REQUIREMENT. Begin at the first line of the data and copy each line through the one containing "const stepMinutes = 15;", that line included, with no pictures.

++++++++

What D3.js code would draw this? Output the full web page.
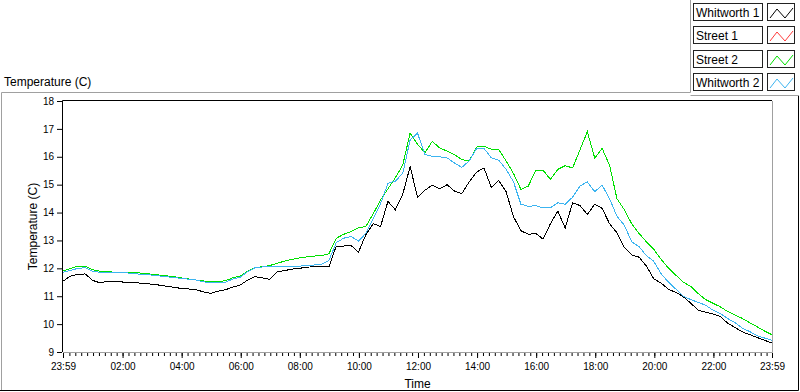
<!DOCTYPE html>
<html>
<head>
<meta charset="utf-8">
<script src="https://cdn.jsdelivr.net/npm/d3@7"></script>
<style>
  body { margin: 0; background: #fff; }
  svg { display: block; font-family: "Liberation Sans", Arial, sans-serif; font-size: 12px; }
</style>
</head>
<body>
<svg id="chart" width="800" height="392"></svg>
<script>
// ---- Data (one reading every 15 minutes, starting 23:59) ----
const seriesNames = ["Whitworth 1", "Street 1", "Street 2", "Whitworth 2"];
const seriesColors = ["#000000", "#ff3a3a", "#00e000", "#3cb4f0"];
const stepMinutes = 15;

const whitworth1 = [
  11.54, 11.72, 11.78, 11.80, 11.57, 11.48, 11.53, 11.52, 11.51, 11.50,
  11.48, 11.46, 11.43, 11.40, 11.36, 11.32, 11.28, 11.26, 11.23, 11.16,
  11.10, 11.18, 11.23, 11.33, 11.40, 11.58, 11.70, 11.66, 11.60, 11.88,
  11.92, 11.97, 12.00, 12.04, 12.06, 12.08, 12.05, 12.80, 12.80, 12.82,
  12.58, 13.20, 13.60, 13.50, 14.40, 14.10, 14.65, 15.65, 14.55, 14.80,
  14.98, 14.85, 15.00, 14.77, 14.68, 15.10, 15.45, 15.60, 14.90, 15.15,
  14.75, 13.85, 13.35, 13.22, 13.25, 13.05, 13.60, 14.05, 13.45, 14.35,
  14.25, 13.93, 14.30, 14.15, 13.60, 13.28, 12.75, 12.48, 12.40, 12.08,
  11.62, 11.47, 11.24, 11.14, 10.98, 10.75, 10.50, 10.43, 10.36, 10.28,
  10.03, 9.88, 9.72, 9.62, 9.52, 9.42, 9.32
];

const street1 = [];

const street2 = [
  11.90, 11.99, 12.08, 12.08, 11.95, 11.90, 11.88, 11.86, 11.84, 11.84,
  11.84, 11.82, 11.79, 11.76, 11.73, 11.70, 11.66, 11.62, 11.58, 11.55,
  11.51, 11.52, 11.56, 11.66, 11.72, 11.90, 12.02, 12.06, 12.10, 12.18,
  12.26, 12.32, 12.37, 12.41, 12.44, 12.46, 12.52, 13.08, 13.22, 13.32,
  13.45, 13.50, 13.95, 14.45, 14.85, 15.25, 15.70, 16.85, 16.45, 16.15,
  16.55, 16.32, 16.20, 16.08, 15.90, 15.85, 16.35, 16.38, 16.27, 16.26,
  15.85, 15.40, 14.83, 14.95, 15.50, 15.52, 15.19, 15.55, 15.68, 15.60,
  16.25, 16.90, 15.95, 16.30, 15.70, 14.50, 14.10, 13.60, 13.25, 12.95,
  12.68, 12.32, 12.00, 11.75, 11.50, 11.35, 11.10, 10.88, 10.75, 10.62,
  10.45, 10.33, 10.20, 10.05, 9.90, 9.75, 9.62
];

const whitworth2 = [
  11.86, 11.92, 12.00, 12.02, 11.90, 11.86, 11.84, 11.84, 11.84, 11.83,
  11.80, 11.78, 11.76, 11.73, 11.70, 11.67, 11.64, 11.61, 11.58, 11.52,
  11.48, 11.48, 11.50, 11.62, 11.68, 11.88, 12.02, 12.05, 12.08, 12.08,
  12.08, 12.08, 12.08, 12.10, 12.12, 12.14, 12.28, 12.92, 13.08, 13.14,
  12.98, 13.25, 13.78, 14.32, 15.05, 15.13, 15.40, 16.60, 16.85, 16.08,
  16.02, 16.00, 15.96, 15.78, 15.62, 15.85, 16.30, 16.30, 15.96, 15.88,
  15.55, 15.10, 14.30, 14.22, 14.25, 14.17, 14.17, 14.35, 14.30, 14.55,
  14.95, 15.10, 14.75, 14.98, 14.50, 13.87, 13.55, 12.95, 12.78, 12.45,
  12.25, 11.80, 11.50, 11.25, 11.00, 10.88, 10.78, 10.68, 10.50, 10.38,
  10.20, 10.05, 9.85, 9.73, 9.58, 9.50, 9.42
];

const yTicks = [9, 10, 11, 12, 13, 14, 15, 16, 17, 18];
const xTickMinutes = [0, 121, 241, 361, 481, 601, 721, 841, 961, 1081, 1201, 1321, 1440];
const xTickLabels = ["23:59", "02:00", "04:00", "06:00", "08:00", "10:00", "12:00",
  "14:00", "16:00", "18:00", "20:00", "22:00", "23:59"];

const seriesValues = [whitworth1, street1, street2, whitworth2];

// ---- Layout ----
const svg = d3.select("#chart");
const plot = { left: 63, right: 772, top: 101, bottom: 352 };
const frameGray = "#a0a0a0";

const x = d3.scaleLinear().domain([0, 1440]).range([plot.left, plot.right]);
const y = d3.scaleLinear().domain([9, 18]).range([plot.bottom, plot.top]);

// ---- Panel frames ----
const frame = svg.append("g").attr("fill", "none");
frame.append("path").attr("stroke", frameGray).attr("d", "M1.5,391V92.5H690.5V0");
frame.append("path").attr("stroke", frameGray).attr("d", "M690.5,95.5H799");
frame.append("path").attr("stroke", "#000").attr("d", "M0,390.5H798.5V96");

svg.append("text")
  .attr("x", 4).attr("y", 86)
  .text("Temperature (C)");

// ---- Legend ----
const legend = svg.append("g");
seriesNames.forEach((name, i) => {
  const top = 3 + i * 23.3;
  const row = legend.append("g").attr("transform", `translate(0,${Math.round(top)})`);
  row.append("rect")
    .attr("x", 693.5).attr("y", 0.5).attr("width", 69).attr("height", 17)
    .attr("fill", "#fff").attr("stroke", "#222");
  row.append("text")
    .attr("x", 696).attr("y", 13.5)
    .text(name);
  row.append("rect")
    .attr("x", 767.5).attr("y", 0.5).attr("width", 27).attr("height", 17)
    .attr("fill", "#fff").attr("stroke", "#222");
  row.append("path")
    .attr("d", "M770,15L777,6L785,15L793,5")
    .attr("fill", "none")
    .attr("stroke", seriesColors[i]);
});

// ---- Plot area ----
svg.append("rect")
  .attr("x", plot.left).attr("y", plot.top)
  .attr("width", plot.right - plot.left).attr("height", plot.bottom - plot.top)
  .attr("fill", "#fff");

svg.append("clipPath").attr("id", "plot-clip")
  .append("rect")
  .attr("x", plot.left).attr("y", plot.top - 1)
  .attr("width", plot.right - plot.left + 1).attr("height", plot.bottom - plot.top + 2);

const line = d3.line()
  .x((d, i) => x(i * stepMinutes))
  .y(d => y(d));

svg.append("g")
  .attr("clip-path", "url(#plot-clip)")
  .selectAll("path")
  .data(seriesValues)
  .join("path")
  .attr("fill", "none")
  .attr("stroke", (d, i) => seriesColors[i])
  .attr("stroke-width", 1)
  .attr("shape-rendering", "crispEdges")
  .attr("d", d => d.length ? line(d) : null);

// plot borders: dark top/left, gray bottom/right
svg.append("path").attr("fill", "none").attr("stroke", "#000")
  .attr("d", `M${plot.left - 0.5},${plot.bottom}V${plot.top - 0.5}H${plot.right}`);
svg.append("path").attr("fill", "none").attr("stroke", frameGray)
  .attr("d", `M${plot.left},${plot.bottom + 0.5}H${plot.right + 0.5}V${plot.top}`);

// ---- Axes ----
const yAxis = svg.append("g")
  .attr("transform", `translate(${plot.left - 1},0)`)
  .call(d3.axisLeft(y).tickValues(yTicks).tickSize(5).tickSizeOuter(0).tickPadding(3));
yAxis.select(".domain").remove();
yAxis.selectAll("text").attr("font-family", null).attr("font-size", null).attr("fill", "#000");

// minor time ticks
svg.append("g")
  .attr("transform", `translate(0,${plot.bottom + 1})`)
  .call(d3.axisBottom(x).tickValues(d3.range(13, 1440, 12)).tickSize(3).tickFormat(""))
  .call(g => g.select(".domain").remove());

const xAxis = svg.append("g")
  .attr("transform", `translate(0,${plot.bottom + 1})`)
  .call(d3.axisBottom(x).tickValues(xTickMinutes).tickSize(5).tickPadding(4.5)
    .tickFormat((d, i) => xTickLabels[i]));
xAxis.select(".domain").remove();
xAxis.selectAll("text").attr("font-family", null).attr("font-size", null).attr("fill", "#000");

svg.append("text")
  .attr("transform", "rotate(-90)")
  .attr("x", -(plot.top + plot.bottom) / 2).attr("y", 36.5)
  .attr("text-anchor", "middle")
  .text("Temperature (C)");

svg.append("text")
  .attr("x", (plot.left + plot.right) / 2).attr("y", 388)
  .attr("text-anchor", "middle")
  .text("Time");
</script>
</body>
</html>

++++++++

REPLY TO THE EXERCISE.
What D3.js code would draw this? Output the full web page.
<!DOCTYPE html>
<html>
<head>
<meta charset="utf-8">
<script src="https://cdn.jsdelivr.net/npm/d3@7"></script>
<style>
  body { margin: 0; background: #fff; }
  svg { display: block; font-family: "Liberation Sans", Arial, sans-serif; font-size: 12px; }
</style>
</head>
<body>
<svg id="chart" width="800" height="392"></svg>
<script>
// ---- Data (one reading every 15 minutes, starting 23:59) ----
const seriesNames = ["Whitworth 1", "Street 1", "Street 2", "Whitworth 2"];
const seriesColors = ["#000000", "#ff3a3a", "#00e000", "#3cb4f0"];
const stepMinutes = 15;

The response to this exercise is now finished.